## SOURCE EXCERPT
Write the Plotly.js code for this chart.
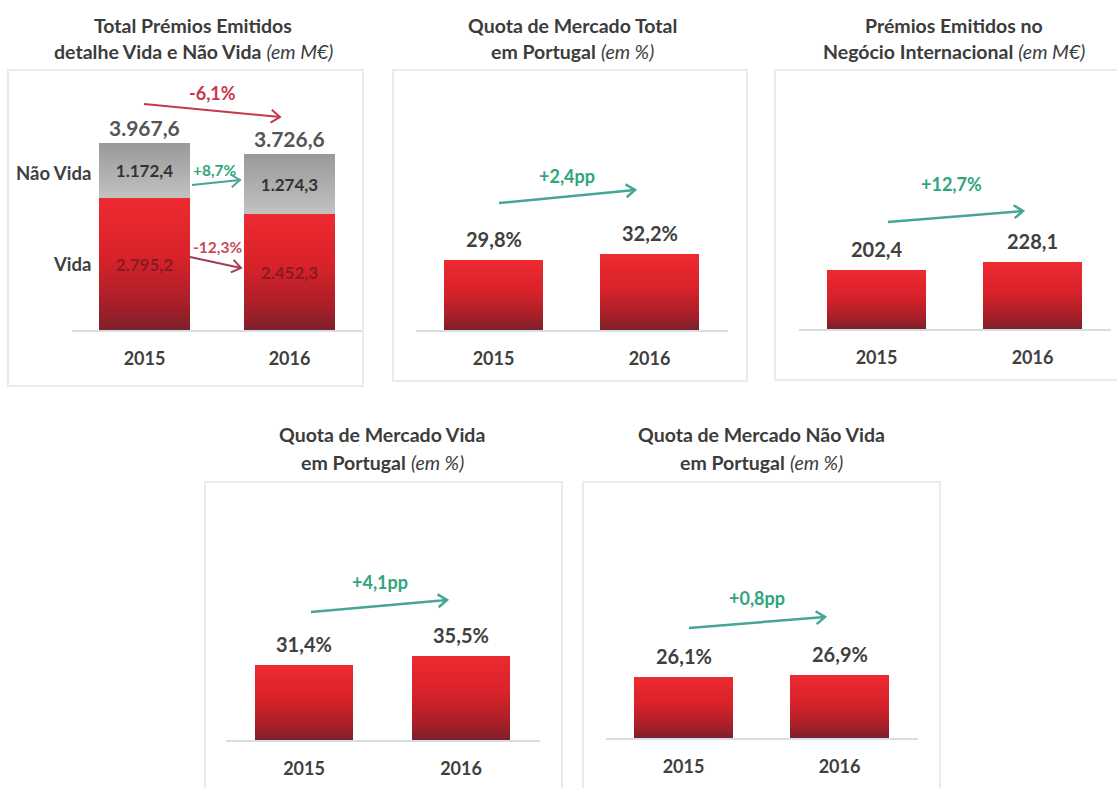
<!DOCTYPE html>
<html>
<head>
<meta charset="utf-8">
<script src="https://cdn.plot.ly/plotly-3.0.1.min.js"></script>
<style>html,body{margin:0;padding:0;background:#fff;}#chart{width:1117px;height:788px;}</style>
</head>
<body>
<div id="chart"></div>
<script>
// ---------- data ----------
const years = ['2015', '2016'];
const vida = [2795.2, 2452.3];
const naoVida = [1172.4, 1274.3];
const totals = [3967.6, 3726.6];
const quotaTotal = [29.8, 32.2];
const internacional = [202.4, 228.1];
const quotaVida = [31.4, 35.5];
const quotaNaoVida = [26.1, 26.9];
const seriesLabels = ['Não Vida', 'Vida'];
const changeTotal = '-6,1%';
const changeNaoVida = '+8,7%';
const changeVida = '-12,3%';
const changeQuotaTotal = '+2,4pp';
const changeInternacional = '+12,7%';
const changeQuotaVida = '+4,1pp';
const changeQuotaNaoVida = '+0,8pp';
const titles = [
  ['Total Prémios Emitidos', '<b>detalhe Vida e Não Vida</b> <i>(em M€)</i>'],
  ['Quota de Mercado Total', '<b>em Portugal</b> <i>(em %)</i>'],
  ['Prémios Emitidos no', '<b>Negócio Internacional</b> <i>(em M€)</i>'],
  ['Quota de Mercado Vida', '<b>em Portugal</b> <i>(em %)</i>'],
  ['Quota de Mercado Não Vida', '<b>em Portugal</b> <i>(em %)</i>']
];

// ---------- helpers ----------
const W = 1117, H = 788;
const px = x => x / W;
const py = y => 1 - y / H;
const FONT = 'Lato, "Open Sans", sans-serif';
const DARK = '#404040';
const RED = '#c8364b';
const GREEN = '#2fa57c';
const TEAL = '#45a596';

function fmt(v) {
  let s = v.toFixed(1);
  let [i, d] = s.split('.');
  i = i.replace(/\B(?=(\d{3})+(?!\d))/g, '.');
  return i + ',' + d;
}

const RED_BAR = '#d8242b';
const GRAY_BAR = '#a8a8a8';

// ---------- traces ----------
const data = [
  {type: 'bar', x: years, y: vida, xaxis: 'x', yaxis: 'y', name: seriesLabels[1],
   marker: {color: RED_BAR}, texttemplate: '%{y:,.1f}', textposition: 'inside',
   insidetextanchor: 'middle', textangle: 0, constraintext: 'none',
   insidetextfont: {family: FONT, size: 17, color: '#8a1a22', weight: 'bold'}, hoverinfo: 'none'},
  {type: 'bar', x: years, y: naoVida, xaxis: 'x', yaxis: 'y', name: seriesLabels[0],
   marker: {color: GRAY_BAR}, texttemplate: '%{y:,.1f}', textposition: 'inside',
   insidetextanchor: 'middle', textangle: 0, constraintext: 'none',
   insidetextfont: {family: FONT, size: 17, color: '#333333', weight: 'bold'}, hoverinfo: 'none'},
  {type: 'bar', x: years, y: quotaTotal, xaxis: 'x2', yaxis: 'y2', marker: {color: RED_BAR}, hoverinfo: 'none'},
  {type: 'bar', x: years, y: internacional, xaxis: 'x3', yaxis: 'y3', marker: {color: RED_BAR}, hoverinfo: 'none'},
  {type: 'bar', x: years, y: quotaVida, xaxis: 'x4', yaxis: 'y4', marker: {color: RED_BAR}, hoverinfo: 'none'},
  {type: 'bar', x: years, y: quotaNaoVida, xaxis: 'x5', yaxis: 'y5', marker: {color: RED_BAR}, hoverinfo: 'none'}
];

// ---------- layout ----------
function xax(x0, x1, anchor) {
  return {domain: [px(x0), px(x1)], anchor: anchor, type: 'category', range: [-0.5, 1.5],
    autorange: false, showline: true,
    linecolor: '#d5dde6', linewidth: 1.5, ticks: '', showgrid: false, zeroline: false,
    tickfont: {family: FONT, size: 18, color: DARK, weight: 'bold'}, ticklabelstandoff: 12,
    fixedrange: true};
}
function yax(top, base, range, anchor) {
  return {domain: [py(base), py(top)], anchor: anchor, range: range, autorange: false, visible: false,
    showgrid: false, zeroline: false, fixedrange: true};
}

const annotations = [];
const shapes = [];

function note(text, x, y, size, color, extra) {
  annotations.push(Object.assign({text: text, x: px(x), y: py(y), xref: 'paper', yref: 'paper',
    showarrow: false, xanchor: 'center', yanchor: 'middle',
    font: {family: FONT, size: size, color: color, weight: 'bold'}}, extra || {}));
}
function arrow(x0, y0, x1, y1, color, width) {
  shapes.push({type: 'line', xref: 'paper', yref: 'paper', x0: px(x0), y0: py(y0), x1: px(x1), y1: py(y1),
    line: {color: color, width: width}});
  const ang = Math.atan2(y1 - y0, x1 - x0);
  const L = 11, a = Math.PI * 0.2;
  const p1 = [x1 - L * Math.cos(ang - a), y1 - L * Math.sin(ang - a)];
  const p2 = [x1 - L * Math.cos(ang + a), y1 - L * Math.sin(ang + a)];
  shapes.push({type: 'path', xref: 'paper', yref: 'paper',
    path: `M ${px(p1[0])} ${py(p1[1])} L ${px(x1)} ${py(y1)} L ${px(p2[0])} ${py(p2[1])}`,
    line: {color: color, width: width}});
}
function box(x0, y0, x1, y1) {
  shapes.push({type: 'rect', xref: 'paper', yref: 'paper', x0: px(x0), y0: py(y0), x1: px(x1), y1: py(y1),
    line: {color: '#e7ebef', width: 2}, layer: 'below'});
}

// panel boxes
box(8, 70, 363, 386);
box(393, 70, 747, 381);
box(775, 70, 1125, 380);
box(205, 482, 562, 795);
box(583, 482, 940, 795);

// titles
const TSIZE = 19.5;
const titlePos = [[193, 25, 51], [572, 25, 52], [954, 25, 51], [382, 435, 462], [761, 435, 462]];
titles.forEach((t, i) => {
  const [cx, y1, y2] = titlePos[i];
  note(t[0], cx, y1, TSIZE, '#3c3c3c');
  note(t[1], cx, y2, TSIZE, '#3c3c3c', {font: {family: FONT, size: TSIZE, color: '#3c3c3c', weight: 'normal'}});
});

// value labels above bars (data coordinates, category index)
function valueLabels(vals, xr, yr, suffix, shift, size, color) {
  vals.forEach((v, i) => {
    annotations.push({text: '<b>' + fmt(v) + suffix + '</b>', x: i, y: v, xref: xr, yref: yr,
      showarrow: false, yanchor: 'bottom', xanchor: 'center', yshift: shift,
      font: {family: FONT, size: size, color: color}});
  });
}
valueLabels(totals, 'x', 'y', '', 1, 21, '#555555');
valueLabels(quotaTotal, 'x2', 'y2', '%', 7, 20, DARK);
valueLabels(internacional, 'x3', 'y3', '', 7, 20, DARK);
valueLabels(quotaVida, 'x4', 'y4', '%', 7, 20, DARK);
valueLabels(quotaNaoVida, 'x5', 'y5', '%', 7, 20, DARK);

// series labels panel 1
note(seriesLabels[0], 93, 173, 18.5, DARK, {xanchor: 'right'});
note(seriesLabels[1], 93, 264, 18.5, DARK, {xanchor: 'right'});

// change labels + arrows
note(changeTotal, 212, 93, 18, RED);
arrow(144, 104, 280, 117, '#c23a4c', 2);
note(changeNaoVida, 215, 170, 15.5, GREEN);
arrow(192, 185, 240, 180, TEAL, 2);
note(changeVida, 217, 247, 15.5, '#c9475a');
arrow(190, 257, 241, 268, '#a83a50', 2);
note(changeQuotaTotal, 567, 176, 18, GREEN);
arrow(499, 203, 635, 190, TEAL, 2.5);
note(changeInternacional, 951, 184, 18, GREEN);
arrow(888, 222, 1023, 211, TEAL, 2.5);
note(changeQuotaVida, 380, 582, 18, GREEN);
arrow(311, 612, 447, 600, TEAL, 2.5);
note(changeQuotaNaoVida, 757, 598, 18, GREEN);
arrow(689, 628, 825, 617, TEAL, 2.5);

const layout = {
  width: W, height: H, margin: {l: 0, r: 0, t: 0, b: 0},
  paper_bgcolor: '#ffffff', plot_bgcolor: 'rgba(0,0,0,0)',
  showlegend: false, barmode: 'stack', bargap: 0.37, separators: ',.',
  font: {family: FONT, color: DARK},
  xaxis: xax(72, 362, 'y'), yaxis: yax(113, 330, [0, 4600], 'x'),
  xaxis2: xax(415.5, 727.5, 'y2'), yaxis2: yax(189, 330, [0, 60], 'x2'),
  xaxis3: xax(798.5, 1110.5, 'y3'), yaxis3: yax(188.8, 329, [0, 480], 'x3'),
  xaxis4: xax(225.5, 539.5, 'y4'), yaxis4: yax(597.2, 740, [0, 60], 'x4'),
  xaxis5: xax(605.5, 917.5, 'y5'), yaxis5: yax(597.6, 738, [0, 60], 'x5'),
  annotations: annotations, shapes: shapes
};

Plotly.newPlot('chart', data, layout, {staticPlot: true, displayModeBar: false}).then(gd => {
  const svg = gd.querySelector('.main-svg');
  const NS = 'http://www.w3.org/2000/svg';
  const defs = document.createElementNS(NS, 'defs');
  svg.insertBefore(defs, svg.firstChild);
  function grad(id, stops) {
    const g = document.createElementNS(NS, 'linearGradient');
    g.setAttribute('id', id); g.setAttribute('x1', '0'); g.setAttribute('y1', '0');
    g.setAttribute('x2', '0'); g.setAttribute('y2', '1');
    stops.forEach(([o, c]) => {
      const s = document.createElementNS(NS, 'stop');
      s.setAttribute('offset', o); s.setAttribute('stop-color', c); g.appendChild(s);
    });
    defs.appendChild(g);
  }
  grad('gRed', [['0', '#ee2a31'], ['0.45', '#d8222a'], ['0.8', '#a81f29'], ['1', '#7c2029']]);
  grad('gGray', [['0', '#999999'], ['1', '#c2c2c2']]);
  gd.querySelectorAll('.bars .point path').forEach(p => {
    const f = (p.style.fill || '').replace(/\s/g, '');
    if (f === 'rgb(168,168,168)') p.style.fill = 'url(#gGray)';
    else if (f) p.style.fill = 'url(#gRed)';
  });
});
</script>
</body>
</html>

## STATED EXERCISE
Repeat the listing above exactly from its first line to the line containing "const GRAY_BAR = '#a8a8a8';", both included, and omit the pictures.

## EXERCISE ANSWER
Write the Plotly.js code for this chart.
<!DOCTYPE html>
<html>
<head>
<meta charset="utf-8">
<script src="https://cdn.plot.ly/plotly-3.0.1.min.js"></script>
<style>html,body{margin:0;padding:0;background:#fff;}#chart{width:1117px;height:788px;}</style>
</head>
<body>
<div id="chart"></div>
<script>
// ---------- data ----------
const years = ['2015', '2016'];
const vida = [2795.2, 2452.3];
const naoVida = [1172.4, 1274.3];
const totals = [3967.6, 3726.6];
const quotaTotal = [29.8, 32.2];
const internacional = [202.4, 228.1];
const quotaVida = [31.4, 35.5];
const quotaNaoVida = [26.1, 26.9];
const seriesLabels = ['Não Vida', 'Vida'];
const changeTotal = '-6,1%';
const changeNaoVida = '+8,7%';
const changeVida = '-12,3%';
const changeQuotaTotal = '+2,4pp';
const changeInternacional = '+12,7%';
const changeQuotaVida = '+4,1pp';
const changeQuotaNaoVida = '+0,8pp';
const titles = [
  ['Total Prémios Emitidos', '<b>detalhe Vida e Não Vida</b> <i>(em M€)</i>'],
  ['Quota de Mercado Total', '<b>em Portugal</b> <i>(em %)</i>'],
  ['Prémios Emitidos no', '<b>Negócio Internacional</b> <i>(em M€)</i>'],
  ['Quota de Mercado Vida', '<b>em Portugal</b> <i>(em %)</i>'],
  ['Quota de Mercado Não Vida', '<b>em Portugal</b> <i>(em %)</i>']
];

// ---------- helpers ----------
const W = 1117, H = 788;
const px = x => x / W;
const py = y => 1 - y / H;
const FONT = 'Lato, "Open Sans", sans-serif';
const DARK = '#404040';
const RED = '#c8364b';
const GREEN = '#2fa57c';
const TEAL = '#45a596';

function fmt(v) {
  let s = v.toFixed(1);
  let [i, d] = s.split('.');
  i = i.replace(/\B(?=(\d{3})+(?!\d))/g, '.');
  return i + ',' + d;
}

const RED_BAR = '#d8242b';
const GRAY_BAR = '#a8a8a8';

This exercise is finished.